Without any pictures, restate the lines from the one containing "Write a LaTeX" to the one containing "(0,0) rectangle (491,701);", word for word, ends included.

^^^^^^^^

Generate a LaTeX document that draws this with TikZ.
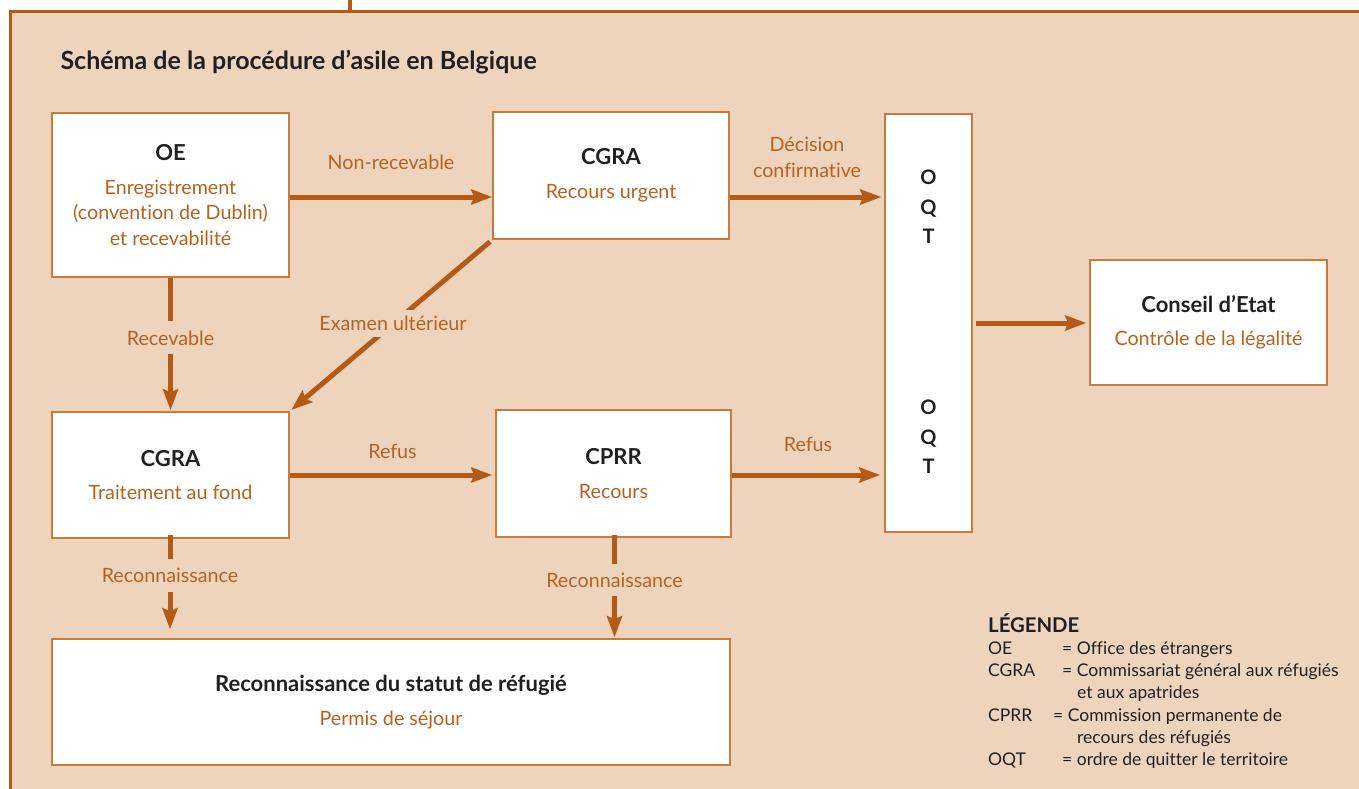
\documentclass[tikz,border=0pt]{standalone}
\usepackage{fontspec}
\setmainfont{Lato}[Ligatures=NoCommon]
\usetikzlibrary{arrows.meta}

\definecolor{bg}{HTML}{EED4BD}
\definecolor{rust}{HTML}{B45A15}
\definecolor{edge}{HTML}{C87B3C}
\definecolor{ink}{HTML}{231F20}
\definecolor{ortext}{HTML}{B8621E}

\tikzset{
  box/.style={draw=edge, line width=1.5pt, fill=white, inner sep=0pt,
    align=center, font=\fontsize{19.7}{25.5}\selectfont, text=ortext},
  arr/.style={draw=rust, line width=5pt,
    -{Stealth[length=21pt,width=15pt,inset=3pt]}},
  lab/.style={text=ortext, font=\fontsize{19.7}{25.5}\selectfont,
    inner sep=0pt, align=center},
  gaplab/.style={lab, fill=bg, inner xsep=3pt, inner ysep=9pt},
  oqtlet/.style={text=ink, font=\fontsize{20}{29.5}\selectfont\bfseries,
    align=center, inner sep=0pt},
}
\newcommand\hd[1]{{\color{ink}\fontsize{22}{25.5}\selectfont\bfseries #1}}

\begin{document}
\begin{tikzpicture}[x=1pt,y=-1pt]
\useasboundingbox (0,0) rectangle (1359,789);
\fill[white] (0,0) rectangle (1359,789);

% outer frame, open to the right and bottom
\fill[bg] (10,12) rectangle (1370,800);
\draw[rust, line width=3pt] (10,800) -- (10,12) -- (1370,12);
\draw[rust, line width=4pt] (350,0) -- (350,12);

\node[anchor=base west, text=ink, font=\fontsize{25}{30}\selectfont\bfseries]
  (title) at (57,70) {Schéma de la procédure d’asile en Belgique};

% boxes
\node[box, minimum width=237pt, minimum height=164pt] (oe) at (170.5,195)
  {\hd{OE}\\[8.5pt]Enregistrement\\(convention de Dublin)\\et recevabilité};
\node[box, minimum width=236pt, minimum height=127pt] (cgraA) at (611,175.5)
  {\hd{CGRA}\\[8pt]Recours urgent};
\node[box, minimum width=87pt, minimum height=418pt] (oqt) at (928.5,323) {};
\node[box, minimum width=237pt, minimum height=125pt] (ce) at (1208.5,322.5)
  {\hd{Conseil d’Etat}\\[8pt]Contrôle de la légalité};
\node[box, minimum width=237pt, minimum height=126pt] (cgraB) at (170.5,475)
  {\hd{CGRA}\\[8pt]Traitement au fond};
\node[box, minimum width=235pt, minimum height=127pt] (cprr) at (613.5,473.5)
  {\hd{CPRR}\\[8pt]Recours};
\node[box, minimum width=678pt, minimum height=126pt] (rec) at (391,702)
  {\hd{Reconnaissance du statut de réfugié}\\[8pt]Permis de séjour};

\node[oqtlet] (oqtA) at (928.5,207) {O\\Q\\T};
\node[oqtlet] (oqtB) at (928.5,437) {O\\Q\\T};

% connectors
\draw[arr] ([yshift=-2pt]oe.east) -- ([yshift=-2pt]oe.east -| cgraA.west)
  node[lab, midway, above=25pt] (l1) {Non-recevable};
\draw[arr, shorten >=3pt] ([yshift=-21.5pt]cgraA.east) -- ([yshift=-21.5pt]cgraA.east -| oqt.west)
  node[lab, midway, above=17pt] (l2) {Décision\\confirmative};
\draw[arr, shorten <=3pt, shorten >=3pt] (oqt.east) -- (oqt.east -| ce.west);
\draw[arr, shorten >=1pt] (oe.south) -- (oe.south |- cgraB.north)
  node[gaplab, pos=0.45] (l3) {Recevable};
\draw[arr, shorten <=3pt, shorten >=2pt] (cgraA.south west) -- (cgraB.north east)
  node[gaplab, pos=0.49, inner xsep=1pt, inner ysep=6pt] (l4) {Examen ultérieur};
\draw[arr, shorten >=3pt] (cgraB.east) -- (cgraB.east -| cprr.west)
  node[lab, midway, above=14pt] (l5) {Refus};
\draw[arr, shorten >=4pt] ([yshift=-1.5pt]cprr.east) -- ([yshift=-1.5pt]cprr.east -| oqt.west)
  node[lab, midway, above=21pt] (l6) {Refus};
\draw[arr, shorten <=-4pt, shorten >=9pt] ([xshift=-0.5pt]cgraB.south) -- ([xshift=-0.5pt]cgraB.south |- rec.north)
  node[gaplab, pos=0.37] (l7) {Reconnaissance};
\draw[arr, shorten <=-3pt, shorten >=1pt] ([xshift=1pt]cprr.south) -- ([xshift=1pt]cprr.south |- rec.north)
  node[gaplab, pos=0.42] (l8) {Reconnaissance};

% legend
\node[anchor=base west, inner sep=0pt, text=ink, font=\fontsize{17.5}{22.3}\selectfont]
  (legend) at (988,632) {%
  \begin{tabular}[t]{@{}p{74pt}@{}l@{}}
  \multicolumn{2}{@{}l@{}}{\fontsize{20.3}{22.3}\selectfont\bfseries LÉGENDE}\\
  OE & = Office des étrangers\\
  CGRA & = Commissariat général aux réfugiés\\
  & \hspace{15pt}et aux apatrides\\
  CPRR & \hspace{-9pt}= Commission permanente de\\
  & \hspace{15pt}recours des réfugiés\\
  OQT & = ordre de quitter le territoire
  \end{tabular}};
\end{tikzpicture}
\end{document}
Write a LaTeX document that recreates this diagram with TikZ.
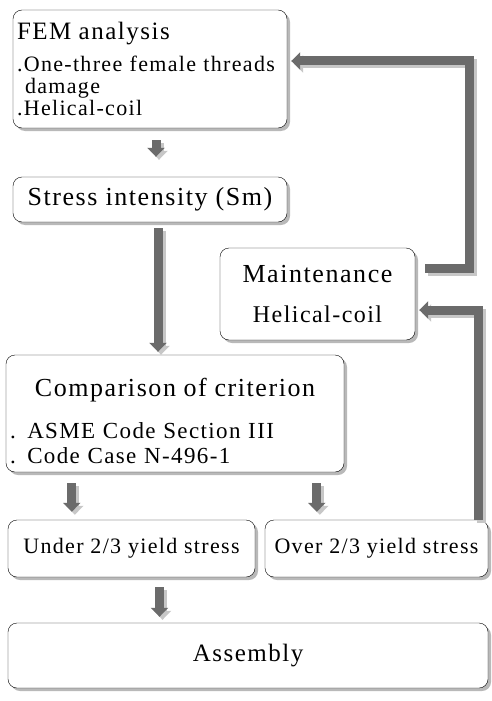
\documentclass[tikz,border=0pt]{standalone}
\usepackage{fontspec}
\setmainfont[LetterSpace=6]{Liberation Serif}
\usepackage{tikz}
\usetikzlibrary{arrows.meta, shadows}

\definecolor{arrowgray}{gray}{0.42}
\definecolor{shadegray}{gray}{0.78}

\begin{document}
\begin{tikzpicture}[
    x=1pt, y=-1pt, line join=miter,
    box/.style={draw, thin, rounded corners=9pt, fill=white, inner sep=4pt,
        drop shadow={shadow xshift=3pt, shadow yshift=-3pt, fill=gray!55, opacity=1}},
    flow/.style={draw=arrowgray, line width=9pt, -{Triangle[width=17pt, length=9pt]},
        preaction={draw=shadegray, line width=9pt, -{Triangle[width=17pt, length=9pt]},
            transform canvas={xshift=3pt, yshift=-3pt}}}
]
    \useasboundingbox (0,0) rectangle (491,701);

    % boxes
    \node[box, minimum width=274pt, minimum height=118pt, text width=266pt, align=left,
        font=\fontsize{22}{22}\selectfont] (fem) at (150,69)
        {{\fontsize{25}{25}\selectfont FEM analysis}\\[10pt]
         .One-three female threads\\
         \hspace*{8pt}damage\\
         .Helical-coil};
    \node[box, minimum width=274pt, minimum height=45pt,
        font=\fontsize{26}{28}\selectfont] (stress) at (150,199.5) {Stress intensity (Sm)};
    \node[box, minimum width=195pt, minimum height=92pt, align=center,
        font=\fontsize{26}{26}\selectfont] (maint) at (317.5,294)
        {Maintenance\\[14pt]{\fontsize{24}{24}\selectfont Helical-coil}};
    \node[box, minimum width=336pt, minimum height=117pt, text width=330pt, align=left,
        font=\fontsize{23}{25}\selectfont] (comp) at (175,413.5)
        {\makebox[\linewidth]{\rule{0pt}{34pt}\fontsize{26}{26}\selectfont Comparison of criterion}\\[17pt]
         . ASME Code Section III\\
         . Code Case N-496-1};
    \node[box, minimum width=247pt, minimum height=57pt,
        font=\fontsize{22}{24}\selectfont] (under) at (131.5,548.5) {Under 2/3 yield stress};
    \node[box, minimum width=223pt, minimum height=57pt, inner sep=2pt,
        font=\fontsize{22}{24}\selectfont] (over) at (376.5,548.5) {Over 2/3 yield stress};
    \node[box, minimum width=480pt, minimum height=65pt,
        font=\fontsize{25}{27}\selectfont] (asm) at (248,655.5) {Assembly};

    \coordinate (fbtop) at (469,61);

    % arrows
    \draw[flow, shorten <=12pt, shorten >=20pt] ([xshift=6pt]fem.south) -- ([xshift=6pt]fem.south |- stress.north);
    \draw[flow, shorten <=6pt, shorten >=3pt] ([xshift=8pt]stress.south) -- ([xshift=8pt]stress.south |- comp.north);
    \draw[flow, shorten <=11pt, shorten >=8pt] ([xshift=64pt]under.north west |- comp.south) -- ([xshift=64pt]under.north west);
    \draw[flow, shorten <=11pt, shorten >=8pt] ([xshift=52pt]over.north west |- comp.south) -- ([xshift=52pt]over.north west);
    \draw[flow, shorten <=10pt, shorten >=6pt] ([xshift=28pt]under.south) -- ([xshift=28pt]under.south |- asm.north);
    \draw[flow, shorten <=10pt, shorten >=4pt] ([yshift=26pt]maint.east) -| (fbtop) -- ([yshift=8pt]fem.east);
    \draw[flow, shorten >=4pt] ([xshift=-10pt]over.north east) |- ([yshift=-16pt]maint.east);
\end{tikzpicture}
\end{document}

^^^^^^^^

*Response to the task*.
Write a LaTeX document that recreates this diagram with TikZ.
\documentclass[tikz,border=0pt]{standalone}
\usepackage{fontspec}
\setmainfont[LetterSpace=6]{Liberation Serif}
\usepackage{tikz}
\usetikzlibrary{arrows.meta, shadows}

\definecolor{arrowgray}{gray}{0.42}
\definecolor{shadegray}{gray}{0.78}

\begin{document}
\begin{tikzpicture}[
    x=1pt, y=-1pt, line join=miter,
    box/.style={draw, thin, rounded corners=9pt, fill=white, inner sep=4pt,
        drop shadow={shadow xshift=3pt, shadow yshift=-3pt, fill=gray!55, opacity=1}},
    flow/.style={draw=arrowgray, line width=9pt, -{Triangle[width=17pt, length=9pt]},
        preaction={draw=shadegray, line width=9pt, -{Triangle[width=17pt, length=9pt]},
            transform canvas={xshift=3pt, yshift=-3pt}}}
]
    \useasboundingbox (0,0) rectangle (491,701);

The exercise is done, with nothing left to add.